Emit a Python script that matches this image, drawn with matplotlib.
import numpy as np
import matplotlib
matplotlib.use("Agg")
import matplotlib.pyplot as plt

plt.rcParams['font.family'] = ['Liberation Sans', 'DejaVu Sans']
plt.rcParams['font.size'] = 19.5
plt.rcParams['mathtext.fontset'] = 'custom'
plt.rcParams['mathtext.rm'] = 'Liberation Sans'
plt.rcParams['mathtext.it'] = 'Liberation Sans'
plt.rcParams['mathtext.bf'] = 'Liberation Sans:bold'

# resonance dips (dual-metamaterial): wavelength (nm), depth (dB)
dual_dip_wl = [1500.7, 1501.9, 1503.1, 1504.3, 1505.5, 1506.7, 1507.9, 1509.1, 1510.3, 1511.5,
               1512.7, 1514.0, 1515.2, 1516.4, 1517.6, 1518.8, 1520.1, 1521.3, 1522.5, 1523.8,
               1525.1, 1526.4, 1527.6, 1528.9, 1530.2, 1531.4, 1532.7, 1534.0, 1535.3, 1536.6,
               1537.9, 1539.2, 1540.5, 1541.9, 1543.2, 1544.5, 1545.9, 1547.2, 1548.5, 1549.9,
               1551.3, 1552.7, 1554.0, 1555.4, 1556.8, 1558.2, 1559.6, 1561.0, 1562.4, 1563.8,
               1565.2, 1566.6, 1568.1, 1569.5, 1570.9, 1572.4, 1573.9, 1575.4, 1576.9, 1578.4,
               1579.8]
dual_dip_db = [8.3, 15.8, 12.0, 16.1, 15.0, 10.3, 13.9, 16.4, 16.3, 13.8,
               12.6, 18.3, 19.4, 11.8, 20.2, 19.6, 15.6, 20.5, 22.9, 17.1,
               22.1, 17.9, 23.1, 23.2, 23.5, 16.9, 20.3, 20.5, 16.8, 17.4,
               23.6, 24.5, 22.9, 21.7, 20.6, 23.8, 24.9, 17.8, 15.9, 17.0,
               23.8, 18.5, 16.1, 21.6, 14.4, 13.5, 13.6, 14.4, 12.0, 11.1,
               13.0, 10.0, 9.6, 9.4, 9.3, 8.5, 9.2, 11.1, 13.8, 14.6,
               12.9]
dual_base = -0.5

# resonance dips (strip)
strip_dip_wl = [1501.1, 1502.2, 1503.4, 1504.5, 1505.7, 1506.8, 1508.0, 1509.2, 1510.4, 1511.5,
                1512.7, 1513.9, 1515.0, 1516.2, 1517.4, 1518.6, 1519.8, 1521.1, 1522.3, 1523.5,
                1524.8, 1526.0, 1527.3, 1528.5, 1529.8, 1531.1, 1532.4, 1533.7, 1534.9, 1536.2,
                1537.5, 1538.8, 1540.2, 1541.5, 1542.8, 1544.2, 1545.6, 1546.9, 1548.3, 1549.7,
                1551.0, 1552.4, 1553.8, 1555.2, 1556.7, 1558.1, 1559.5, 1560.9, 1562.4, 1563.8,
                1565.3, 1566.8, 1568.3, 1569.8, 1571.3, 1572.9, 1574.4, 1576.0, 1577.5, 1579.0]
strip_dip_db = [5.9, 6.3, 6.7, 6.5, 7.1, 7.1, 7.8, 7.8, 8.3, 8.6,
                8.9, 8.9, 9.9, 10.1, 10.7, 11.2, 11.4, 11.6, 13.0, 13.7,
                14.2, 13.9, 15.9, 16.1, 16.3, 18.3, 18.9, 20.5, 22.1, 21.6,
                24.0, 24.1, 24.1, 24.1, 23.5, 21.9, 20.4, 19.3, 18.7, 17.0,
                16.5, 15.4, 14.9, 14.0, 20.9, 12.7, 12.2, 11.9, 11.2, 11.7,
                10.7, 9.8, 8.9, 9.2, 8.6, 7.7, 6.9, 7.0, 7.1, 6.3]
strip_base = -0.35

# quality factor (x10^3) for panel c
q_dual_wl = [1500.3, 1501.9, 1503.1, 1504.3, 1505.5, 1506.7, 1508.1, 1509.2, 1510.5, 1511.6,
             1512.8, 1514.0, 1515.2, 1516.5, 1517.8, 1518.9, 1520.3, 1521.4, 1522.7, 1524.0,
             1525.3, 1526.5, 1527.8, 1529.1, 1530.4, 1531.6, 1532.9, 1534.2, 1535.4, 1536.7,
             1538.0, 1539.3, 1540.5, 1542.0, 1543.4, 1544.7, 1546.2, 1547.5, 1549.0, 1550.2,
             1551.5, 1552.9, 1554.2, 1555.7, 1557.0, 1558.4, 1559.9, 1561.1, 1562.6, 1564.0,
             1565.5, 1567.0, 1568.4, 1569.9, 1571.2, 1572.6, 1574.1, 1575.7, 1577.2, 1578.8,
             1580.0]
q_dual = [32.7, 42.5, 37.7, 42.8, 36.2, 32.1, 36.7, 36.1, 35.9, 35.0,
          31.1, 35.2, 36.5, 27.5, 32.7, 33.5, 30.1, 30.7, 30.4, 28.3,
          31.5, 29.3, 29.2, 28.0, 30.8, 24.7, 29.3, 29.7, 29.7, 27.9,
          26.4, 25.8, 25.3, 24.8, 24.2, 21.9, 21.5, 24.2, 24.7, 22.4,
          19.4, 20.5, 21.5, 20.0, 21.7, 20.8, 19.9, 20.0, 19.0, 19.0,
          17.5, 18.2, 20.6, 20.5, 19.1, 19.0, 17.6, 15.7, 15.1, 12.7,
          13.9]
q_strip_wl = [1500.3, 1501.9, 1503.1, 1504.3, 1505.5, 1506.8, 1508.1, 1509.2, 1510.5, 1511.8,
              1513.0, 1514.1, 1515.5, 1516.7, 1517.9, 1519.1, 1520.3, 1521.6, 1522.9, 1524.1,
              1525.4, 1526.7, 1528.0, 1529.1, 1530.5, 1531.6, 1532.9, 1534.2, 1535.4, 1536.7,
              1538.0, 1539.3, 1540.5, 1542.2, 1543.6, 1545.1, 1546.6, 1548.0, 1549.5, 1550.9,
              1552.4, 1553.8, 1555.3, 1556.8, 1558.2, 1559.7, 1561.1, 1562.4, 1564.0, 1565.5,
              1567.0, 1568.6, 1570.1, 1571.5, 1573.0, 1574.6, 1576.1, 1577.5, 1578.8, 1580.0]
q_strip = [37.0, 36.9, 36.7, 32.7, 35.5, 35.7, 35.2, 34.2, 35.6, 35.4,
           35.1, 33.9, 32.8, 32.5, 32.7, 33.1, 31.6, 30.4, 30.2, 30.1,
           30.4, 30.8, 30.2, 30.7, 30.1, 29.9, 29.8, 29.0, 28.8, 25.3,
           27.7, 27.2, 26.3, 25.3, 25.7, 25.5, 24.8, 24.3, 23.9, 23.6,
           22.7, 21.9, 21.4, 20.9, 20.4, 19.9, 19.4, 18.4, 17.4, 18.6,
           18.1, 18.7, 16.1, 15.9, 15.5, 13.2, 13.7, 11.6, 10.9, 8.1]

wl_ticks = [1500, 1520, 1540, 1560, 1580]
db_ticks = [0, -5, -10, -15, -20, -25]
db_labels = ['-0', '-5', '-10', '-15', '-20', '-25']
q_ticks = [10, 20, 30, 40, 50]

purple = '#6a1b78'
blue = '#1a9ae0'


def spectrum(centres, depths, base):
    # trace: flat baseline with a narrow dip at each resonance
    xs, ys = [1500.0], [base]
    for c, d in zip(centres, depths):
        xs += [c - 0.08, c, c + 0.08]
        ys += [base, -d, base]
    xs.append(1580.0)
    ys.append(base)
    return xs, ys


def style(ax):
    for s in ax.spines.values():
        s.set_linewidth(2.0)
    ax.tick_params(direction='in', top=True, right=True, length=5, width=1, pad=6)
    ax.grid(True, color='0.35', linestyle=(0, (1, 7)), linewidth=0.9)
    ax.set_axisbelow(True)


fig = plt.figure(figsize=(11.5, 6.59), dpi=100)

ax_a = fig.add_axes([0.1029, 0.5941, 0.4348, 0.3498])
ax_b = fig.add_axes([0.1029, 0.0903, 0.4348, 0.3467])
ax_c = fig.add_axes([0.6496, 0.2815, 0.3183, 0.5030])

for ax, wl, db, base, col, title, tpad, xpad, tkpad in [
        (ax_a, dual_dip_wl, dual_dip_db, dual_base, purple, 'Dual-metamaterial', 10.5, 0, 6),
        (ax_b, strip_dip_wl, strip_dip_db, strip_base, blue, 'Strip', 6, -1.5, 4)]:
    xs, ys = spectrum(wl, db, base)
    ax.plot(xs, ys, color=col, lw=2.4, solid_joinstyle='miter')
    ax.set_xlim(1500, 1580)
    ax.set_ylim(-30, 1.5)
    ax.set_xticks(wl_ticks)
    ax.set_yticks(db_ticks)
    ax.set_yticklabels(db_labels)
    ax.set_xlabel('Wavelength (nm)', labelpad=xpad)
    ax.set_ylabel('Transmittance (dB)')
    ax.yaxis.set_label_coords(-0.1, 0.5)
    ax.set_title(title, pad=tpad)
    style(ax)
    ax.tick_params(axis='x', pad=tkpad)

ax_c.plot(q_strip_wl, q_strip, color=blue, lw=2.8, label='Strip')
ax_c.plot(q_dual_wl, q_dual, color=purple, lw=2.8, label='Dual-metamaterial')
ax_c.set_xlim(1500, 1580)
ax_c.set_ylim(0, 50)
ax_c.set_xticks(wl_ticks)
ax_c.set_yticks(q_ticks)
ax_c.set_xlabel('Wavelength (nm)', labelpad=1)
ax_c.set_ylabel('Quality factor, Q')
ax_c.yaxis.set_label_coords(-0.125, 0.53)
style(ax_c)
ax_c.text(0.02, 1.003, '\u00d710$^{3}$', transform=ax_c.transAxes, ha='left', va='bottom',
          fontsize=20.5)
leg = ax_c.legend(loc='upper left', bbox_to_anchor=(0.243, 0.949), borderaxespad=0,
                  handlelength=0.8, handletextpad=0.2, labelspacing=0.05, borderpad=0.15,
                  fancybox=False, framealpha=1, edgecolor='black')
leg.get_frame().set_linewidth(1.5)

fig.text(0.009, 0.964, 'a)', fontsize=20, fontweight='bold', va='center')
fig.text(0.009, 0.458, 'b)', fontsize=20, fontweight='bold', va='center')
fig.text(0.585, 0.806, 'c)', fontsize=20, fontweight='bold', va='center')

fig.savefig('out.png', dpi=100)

::::::::

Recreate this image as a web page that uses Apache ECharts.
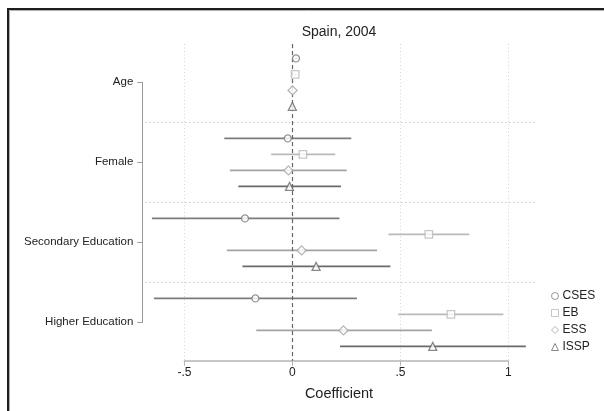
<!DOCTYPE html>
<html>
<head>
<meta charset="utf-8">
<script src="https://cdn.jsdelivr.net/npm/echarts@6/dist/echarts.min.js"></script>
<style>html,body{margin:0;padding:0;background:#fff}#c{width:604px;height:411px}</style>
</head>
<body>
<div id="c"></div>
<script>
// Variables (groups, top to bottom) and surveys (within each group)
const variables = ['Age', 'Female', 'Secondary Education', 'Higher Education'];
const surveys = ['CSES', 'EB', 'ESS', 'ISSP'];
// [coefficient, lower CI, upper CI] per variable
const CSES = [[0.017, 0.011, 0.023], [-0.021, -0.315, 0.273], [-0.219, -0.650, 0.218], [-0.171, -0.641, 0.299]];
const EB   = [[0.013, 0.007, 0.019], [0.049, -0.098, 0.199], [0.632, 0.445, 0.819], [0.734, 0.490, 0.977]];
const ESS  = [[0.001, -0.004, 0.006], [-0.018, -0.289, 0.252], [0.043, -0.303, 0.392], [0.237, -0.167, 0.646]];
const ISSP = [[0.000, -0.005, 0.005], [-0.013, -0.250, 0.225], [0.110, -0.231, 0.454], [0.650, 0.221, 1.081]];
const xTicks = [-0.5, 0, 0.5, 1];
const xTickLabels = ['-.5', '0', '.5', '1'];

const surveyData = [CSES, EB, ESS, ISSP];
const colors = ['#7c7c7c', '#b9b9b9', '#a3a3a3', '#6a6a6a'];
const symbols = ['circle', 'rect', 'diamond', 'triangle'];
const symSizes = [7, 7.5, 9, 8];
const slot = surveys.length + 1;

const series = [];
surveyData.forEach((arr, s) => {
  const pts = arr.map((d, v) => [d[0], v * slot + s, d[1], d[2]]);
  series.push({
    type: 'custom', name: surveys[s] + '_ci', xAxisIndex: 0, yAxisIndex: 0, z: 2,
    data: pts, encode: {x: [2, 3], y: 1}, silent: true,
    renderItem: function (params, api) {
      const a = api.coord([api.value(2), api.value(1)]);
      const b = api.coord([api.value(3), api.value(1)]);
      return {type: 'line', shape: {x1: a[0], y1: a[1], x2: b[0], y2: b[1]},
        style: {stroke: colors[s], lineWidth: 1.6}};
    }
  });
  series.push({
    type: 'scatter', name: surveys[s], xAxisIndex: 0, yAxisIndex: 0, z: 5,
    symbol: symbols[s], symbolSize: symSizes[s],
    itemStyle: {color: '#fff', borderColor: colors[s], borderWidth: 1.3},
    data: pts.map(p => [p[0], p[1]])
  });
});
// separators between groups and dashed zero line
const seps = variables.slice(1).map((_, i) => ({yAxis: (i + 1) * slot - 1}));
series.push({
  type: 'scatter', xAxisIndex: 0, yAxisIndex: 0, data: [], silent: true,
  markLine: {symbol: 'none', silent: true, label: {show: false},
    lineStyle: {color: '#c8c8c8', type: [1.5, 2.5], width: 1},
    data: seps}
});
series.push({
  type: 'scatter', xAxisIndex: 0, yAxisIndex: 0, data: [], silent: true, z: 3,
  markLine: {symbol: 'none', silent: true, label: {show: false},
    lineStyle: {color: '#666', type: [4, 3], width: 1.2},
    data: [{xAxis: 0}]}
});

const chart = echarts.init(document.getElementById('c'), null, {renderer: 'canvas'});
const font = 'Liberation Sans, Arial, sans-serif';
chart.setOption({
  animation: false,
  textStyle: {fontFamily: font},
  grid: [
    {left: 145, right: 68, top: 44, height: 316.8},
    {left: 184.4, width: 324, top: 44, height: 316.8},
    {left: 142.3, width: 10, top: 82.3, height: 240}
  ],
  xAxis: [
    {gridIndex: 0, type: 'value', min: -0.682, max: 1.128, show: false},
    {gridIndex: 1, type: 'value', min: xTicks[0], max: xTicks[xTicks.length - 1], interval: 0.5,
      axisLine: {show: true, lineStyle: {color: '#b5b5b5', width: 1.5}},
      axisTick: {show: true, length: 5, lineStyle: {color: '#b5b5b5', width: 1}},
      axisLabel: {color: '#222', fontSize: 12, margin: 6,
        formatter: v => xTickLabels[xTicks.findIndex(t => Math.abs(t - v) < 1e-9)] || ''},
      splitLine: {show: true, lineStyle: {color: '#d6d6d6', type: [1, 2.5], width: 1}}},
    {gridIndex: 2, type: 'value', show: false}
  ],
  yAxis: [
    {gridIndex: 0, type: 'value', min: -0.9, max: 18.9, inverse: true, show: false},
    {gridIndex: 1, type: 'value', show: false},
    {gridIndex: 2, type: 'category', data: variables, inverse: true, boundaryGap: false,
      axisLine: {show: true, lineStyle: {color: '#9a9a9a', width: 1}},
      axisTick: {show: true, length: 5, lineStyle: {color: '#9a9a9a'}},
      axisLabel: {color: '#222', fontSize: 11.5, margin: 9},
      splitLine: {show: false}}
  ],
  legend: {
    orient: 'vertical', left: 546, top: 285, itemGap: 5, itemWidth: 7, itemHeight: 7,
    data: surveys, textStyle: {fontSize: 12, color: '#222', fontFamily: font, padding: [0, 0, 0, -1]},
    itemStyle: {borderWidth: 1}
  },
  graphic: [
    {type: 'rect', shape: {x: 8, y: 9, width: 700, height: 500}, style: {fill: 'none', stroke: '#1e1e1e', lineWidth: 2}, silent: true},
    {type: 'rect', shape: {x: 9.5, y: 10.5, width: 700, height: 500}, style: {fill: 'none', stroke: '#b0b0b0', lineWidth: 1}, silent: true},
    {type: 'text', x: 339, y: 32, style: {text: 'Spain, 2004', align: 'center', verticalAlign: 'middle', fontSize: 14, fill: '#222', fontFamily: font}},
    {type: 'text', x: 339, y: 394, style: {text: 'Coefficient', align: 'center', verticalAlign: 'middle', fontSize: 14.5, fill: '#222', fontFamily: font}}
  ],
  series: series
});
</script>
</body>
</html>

::::::::

# [Task prompt]
In the listing above, find the line with "Emit a Python" and the line with "import matplotlib.pyplot as plt". Output those two lines and every line between them, exactly as written.

# [Task answer]
Emit a Python script that matches this image, drawn with matplotlib.
import numpy as np
import matplotlib
matplotlib.use("Agg")
import matplotlib.pyplot as plt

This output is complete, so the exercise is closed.